What is the biggest mistake founders make when trying to build a leadership team?

Babysitting. Founders who micromanage think they're being thorough. What they're actually doing is signaling to their team that independent judgment isn't trusted or rewarded. The better approach is to watch from a distance, study how your people interact with each other and with customers, and then modify the environment to make it easier for them to make good decisions. Lead the path, don't walk it for them.

How do you get employees to take ownership of company growth the way a founder does?

Give them ownership of ideas. When employees are both willing and able to suggest new ideas AND debate whether those ideas will succeed, and when you manage that constructive conflict well, they develop personal investment in the outcome. An employee who owns an idea drives harder to make it successful. The leader's job is to create the environment where that kind of conflict is safe, structured, and rewarded.

How do you build a leadership team as a founder without losing the high standards that got the company here?

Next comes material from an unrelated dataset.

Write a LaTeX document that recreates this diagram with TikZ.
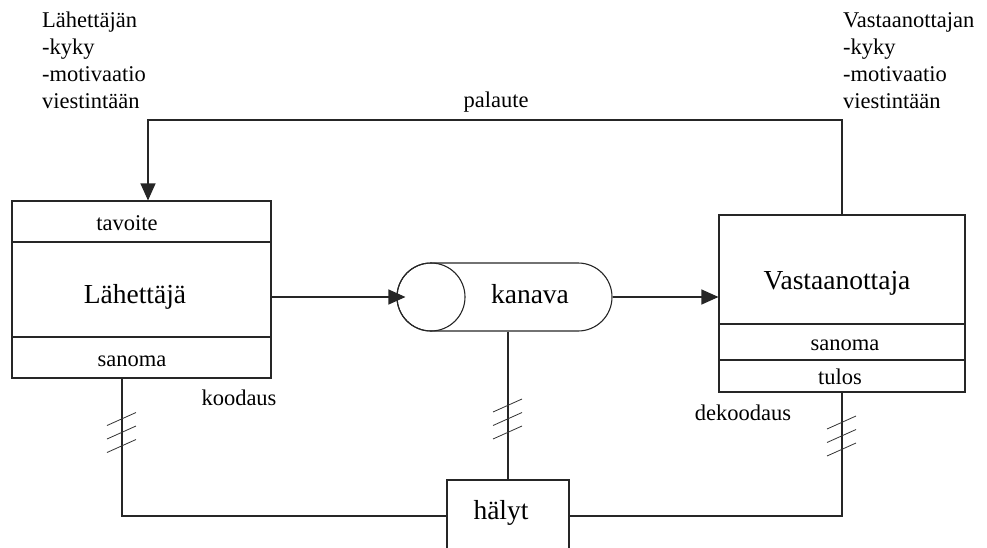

Accountability has to flow in both directions. Your team needs to know when they're a true asset and when they're not. They also need to see you held accountable. When leaders allow themselves to be vulnerable and accept accountability from the team, it signals that the standard applies to everyone. A team that sees exceptions for the founder will stop holding themselves to any real standard.

What leadership behaviors consistently produce empowered, high-performing teams?

Lead by example. Allow yourself to be vulnerable because it builds trust. Let the team hold you accountable so everyone understands growth is a shared responsibility. Encourage constructive conflict to surface the best ideas. Celebrate hard. The leaders who consistently develop empowered teams do all five of these things together, not just the ones that feel comfortable.